____ Given data

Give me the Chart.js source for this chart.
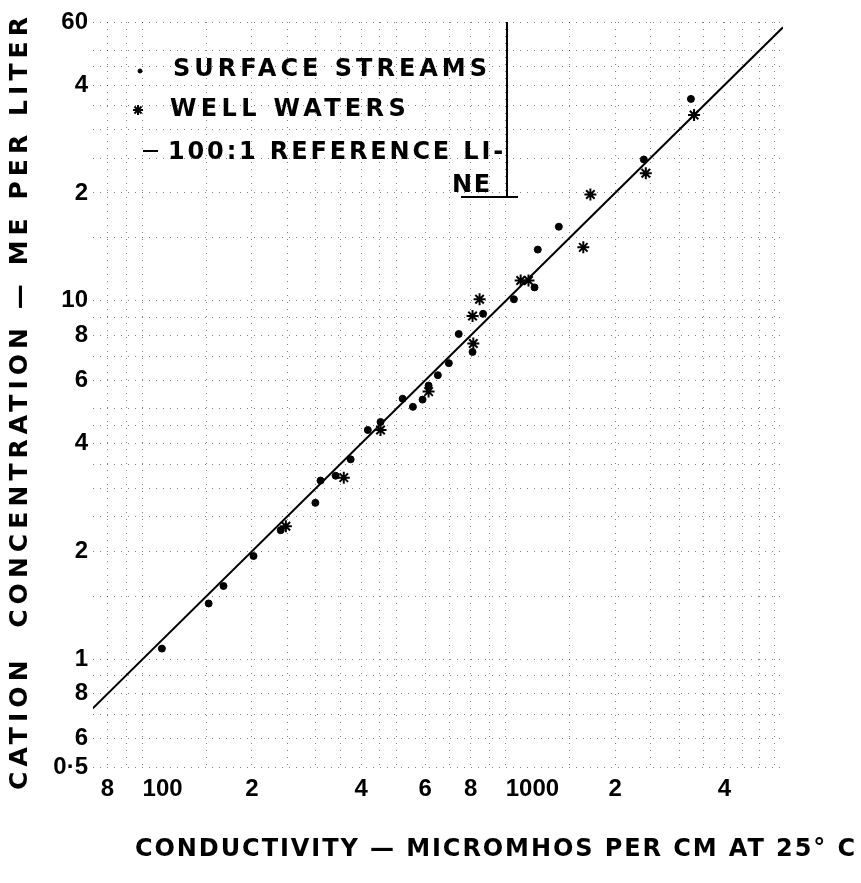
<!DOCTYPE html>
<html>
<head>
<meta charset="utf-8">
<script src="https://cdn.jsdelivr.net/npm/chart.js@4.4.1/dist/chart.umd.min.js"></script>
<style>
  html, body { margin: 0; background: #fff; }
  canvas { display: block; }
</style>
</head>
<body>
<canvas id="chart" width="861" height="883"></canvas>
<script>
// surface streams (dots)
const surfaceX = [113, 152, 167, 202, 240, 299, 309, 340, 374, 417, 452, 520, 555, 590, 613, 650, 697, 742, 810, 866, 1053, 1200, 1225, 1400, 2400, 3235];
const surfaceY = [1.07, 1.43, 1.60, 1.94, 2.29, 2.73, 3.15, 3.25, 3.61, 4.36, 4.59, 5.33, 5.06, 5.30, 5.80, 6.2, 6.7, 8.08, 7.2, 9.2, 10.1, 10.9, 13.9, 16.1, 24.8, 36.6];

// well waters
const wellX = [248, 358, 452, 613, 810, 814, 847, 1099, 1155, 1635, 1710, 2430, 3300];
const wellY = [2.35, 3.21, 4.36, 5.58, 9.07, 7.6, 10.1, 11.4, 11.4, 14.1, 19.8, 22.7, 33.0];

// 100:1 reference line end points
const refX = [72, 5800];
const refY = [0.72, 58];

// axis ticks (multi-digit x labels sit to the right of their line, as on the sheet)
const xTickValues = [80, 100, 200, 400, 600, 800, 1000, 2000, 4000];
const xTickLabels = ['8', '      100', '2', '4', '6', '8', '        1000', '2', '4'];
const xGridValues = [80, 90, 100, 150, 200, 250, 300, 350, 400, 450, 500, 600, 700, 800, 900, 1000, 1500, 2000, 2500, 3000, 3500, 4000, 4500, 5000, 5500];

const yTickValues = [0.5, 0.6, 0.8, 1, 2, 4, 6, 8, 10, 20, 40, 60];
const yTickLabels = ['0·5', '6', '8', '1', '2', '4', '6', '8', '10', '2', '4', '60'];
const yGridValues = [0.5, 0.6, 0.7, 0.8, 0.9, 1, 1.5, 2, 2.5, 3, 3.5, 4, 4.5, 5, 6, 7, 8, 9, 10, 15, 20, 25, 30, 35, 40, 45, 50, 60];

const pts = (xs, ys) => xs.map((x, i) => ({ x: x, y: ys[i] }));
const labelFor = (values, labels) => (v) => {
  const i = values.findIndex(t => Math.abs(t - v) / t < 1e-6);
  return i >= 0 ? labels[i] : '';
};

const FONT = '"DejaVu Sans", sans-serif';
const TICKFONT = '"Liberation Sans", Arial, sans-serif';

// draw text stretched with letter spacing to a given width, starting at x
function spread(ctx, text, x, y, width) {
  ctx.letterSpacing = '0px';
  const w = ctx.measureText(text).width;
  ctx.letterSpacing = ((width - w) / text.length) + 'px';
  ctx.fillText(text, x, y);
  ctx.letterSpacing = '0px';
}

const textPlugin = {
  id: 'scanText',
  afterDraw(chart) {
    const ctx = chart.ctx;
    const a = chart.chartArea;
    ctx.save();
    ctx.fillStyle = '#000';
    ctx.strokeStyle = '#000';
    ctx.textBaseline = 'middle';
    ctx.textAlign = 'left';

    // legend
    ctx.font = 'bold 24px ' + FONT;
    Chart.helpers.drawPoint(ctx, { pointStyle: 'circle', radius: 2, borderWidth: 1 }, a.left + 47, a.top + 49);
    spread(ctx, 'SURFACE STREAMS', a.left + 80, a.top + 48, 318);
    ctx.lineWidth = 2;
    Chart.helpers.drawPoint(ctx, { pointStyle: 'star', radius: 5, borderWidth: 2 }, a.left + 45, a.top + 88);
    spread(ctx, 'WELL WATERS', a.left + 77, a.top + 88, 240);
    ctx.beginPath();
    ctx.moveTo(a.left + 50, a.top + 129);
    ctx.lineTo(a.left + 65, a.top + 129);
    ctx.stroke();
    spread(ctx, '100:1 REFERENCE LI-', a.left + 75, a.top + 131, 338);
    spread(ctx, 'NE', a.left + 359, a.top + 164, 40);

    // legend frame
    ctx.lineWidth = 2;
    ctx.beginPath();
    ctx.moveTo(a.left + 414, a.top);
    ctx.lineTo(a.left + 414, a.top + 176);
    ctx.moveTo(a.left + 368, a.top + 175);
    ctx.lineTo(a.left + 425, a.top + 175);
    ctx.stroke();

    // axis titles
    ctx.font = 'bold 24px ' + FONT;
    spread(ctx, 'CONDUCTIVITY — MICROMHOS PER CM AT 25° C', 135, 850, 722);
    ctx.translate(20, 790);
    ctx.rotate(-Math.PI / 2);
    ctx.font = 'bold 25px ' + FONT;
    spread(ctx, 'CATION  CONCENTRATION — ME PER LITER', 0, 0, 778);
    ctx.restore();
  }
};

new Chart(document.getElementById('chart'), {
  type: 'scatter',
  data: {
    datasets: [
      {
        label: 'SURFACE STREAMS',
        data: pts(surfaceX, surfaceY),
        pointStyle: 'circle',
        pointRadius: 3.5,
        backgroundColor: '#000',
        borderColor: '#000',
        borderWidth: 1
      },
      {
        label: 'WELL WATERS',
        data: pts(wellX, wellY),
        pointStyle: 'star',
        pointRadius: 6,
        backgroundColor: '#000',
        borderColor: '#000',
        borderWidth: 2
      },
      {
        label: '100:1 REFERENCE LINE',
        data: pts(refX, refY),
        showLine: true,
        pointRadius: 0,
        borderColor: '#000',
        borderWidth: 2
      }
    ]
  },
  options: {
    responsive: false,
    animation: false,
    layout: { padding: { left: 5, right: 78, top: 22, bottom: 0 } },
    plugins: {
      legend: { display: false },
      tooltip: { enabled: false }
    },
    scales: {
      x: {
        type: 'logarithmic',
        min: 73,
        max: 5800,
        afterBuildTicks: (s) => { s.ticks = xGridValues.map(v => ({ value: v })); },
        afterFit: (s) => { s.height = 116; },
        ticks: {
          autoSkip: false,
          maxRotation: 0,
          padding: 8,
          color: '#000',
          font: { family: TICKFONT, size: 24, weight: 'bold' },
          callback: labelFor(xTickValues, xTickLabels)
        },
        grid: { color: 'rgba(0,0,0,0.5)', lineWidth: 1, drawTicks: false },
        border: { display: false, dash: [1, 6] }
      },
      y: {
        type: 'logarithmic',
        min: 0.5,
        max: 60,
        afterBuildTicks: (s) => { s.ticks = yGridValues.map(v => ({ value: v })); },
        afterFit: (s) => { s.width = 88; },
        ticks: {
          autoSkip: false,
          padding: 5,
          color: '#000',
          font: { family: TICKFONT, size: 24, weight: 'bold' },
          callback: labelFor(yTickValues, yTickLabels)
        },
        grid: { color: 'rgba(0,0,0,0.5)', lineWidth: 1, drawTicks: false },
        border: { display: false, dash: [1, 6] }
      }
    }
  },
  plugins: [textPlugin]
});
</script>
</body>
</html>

________

**Aim of the exercise**
Return to the listing above and set it down exactly, leaving out its pictures.

**Response to this task**
Give me the Chart.js source for this chart.
<!DOCTYPE html>
<html>
<head>
<meta charset="utf-8">
<script src="https://cdn.jsdelivr.net/npm/chart.js@4.4.1/dist/chart.umd.min.js"></script>
<style>
  html, body { margin: 0; background: #fff; }
  canvas { display: block; }
</style>
</head>
<body>
<canvas id="chart" width="861" height="883"></canvas>
<script>
// surface streams (dots)
const surfaceX = [113, 152, 167, 202, 240, 299, 309, 340, 374, 417, 452, 520, 555, 590, 613, 650, 697, 742, 810, 866, 1053, 1200, 1225, 1400, 2400, 3235];
const surfaceY = [1.07, 1.43, 1.60, 1.94, 2.29, 2.73, 3.15, 3.25, 3.61, 4.36, 4.59, 5.33, 5.06, 5.30, 5.80, 6.2, 6.7, 8.08, 7.2, 9.2, 10.1, 10.9, 13.9, 16.1, 24.8, 36.6];

// well waters
const wellX = [248, 358, 452, 613, 810, 814, 847, 1099, 1155, 1635, 1710, 2430, 3300];
const wellY = [2.35, 3.21, 4.36, 5.58, 9.07, 7.6, 10.1, 11.4, 11.4, 14.1, 19.8, 22.7, 33.0];

// 100:1 reference line end points
const refX = [72, 5800];
const refY = [0.72, 58];

// axis ticks (multi-digit x labels sit to the right of their line, as on the sheet)
const xTickValues = [80, 100, 200, 400, 600, 800, 1000, 2000, 4000];
const xTickLabels = ['8', '      100', '2', '4', '6', '8', '        1000', '2', '4'];
const xGridValues = [80, 90, 100, 150, 200, 250, 300, 350, 400, 450, 500, 600, 700, 800, 900, 1000, 1500, 2000, 2500, 3000, 3500, 4000, 4500, 5000, 5500];

const yTickValues = [0.5, 0.6, 0.8, 1, 2, 4, 6, 8, 10, 20, 40, 60];
const yTickLabels = ['0·5', '6', '8', '1', '2', '4', '6', '8', '10', '2', '4', '60'];
const yGridValues = [0.5, 0.6, 0.7, 0.8, 0.9, 1, 1.5, 2, 2.5, 3, 3.5, 4, 4.5, 5, 6, 7, 8, 9, 10, 15, 20, 25, 30, 35, 40, 45, 50, 60];

const pts = (xs, ys) => xs.map((x, i) => ({ x: x, y: ys[i] }));
const labelFor = (values, labels) => (v) => {
  const i = values.findIndex(t => Math.abs(t - v) / t < 1e-6);
  return i >= 0 ? labels[i] : '';
};

const FONT = '"DejaVu Sans", sans-serif';
const TICKFONT = '"Liberation Sans", Arial, sans-serif';

// draw text stretched with letter spacing to a given width, starting at x
function spread(ctx, text, x, y, width) {
  ctx.letterSpacing = '0px';
  const w = ctx.measureText(text).width;
  ctx.letterSpacing = ((width - w) / text.length) + 'px';
  ctx.fillText(text, x, y);
  ctx.letterSpacing = '0px';
}

const textPlugin = {
  id: 'scanText',
  afterDraw(chart) {
    const ctx = chart.ctx;
    const a = chart.chartArea;
    ctx.save();
    ctx.fillStyle = '#000';
    ctx.strokeStyle = '#000';
    ctx.textBaseline = 'middle';
    ctx.textAlign = 'left';

    // legend
    ctx.font = 'bold 24px ' + FONT;
    Chart.helpers.drawPoint(ctx, { pointStyle: 'circle', radius: 2, borderWidth: 1 }, a.left + 47, a.top + 49);
    spread(ctx, 'SURFACE STREAMS', a.left + 80, a.top + 48, 318);
    ctx.lineWidth = 2;
    Chart.helpers.drawPoint(ctx, { pointStyle: 'star', radius: 5, borderWidth: 2 }, a.left + 45, a.top + 88);
    spread(ctx, 'WELL WATERS', a.left + 77, a.top + 88, 240);
    ctx.beginPath();
    ctx.moveTo(a.left + 50, a.top + 129);
    ctx.lineTo(a.left + 65, a.top + 129);
    ctx.stroke();
    spread(ctx, '100:1 REFERENCE LI-', a.left + 75, a.top + 131, 338);
    spread(ctx, 'NE', a.left + 359, a.top + 164, 40);

    // legend frame
    ctx.lineWidth = 2;
    ctx.beginPath();
    ctx.moveTo(a.left + 414, a.top);
    ctx.lineTo(a.left + 414, a.top + 176);
    ctx.moveTo(a.left + 368, a.top + 175);
    ctx.lineTo(a.left + 425, a.top + 175);
    ctx.stroke();

    // axis titles
    ctx.font = 'bold 24px ' + FONT;
    spread(ctx, 'CONDUCTIVITY — MICROMHOS PER CM AT 25° C', 135, 850, 722);
    ctx.translate(20, 790);
    ctx.rotate(-Math.PI / 2);
    ctx.font = 'bold 25px ' + FONT;
    spread(ctx, 'CATION  CONCENTRATION — ME PER LITER', 0, 0, 778);
    ctx.restore();
  }
};

new Chart(document.getElementById('chart'), {
  type: 'scatter',
  data: {
    datasets: [
      {
        label: 'SURFACE STREAMS',
        data: pts(surfaceX, surfaceY),
        pointStyle: 'circle',
        pointRadius: 3.5,
        backgroundColor: '#000',
        borderColor: '#000',
        borderWidth: 1
      },
      {
        label: 'WELL WATERS',
        data: pts(wellX, wellY),
        pointStyle: 'star',
        pointRadius: 6,
        backgroundColor: '#000',
        borderColor: '#000',
        borderWidth: 2
      },
      {
        label: '100:1 REFERENCE LINE',
        data: pts(refX, refY),
        showLine: true,
        pointRadius: 0,
        borderColor: '#000',
        borderWidth: 2
      }
    ]
  },
  options: {
    responsive: false,
    animation: false,
    layout: { padding: { left: 5, right: 78, top: 22, bottom: 0 } },
    plugins: {
      legend: { display: false },
      tooltip: { enabled: false }
    },
    scales: {
      x: {
        type: 'logarithmic',
        min: 73,
        max: 5800,
        afterBuildTicks: (s) => { s.ticks = xGridValues.map(v => ({ value: v })); },
        afterFit: (s) => { s.height = 116; },
        ticks: {
          autoSkip: false,
          maxRotation: 0,
          padding: 8,
          color: '#000',
          font: { family: TICKFONT, size: 24, weight: 'bold' },
          callback: labelFor(xTickValues, xTickLabels)
        },
        grid: { color: 'rgba(0,0,0,0.5)', lineWidth: 1, drawTicks: false },
        border: { display: false, dash: [1, 6] }
      },
      y: {
        type: 'logarithmic',
        min: 0.5,
        max: 60,
        afterBuildTicks: (s) => { s.ticks = yGridValues.map(v => ({ value: v })); },
        afterFit: (s) => { s.width = 88; },
        ticks: {
          autoSkip: false,
          padding: 5,
          color: '#000',
          font: { family: TICKFONT, size: 24, weight: 'bold' },
          callback: labelFor(yTickValues, yTickLabels)
        },
        grid: { color: 'rgba(0,0,0,0.5)', lineWidth: 1, drawTicks: false },
        border: { display: false, dash: [1, 6] }
      }
    }
  },
  plugins: [textPlugin]
});
</script>
</body>
</html>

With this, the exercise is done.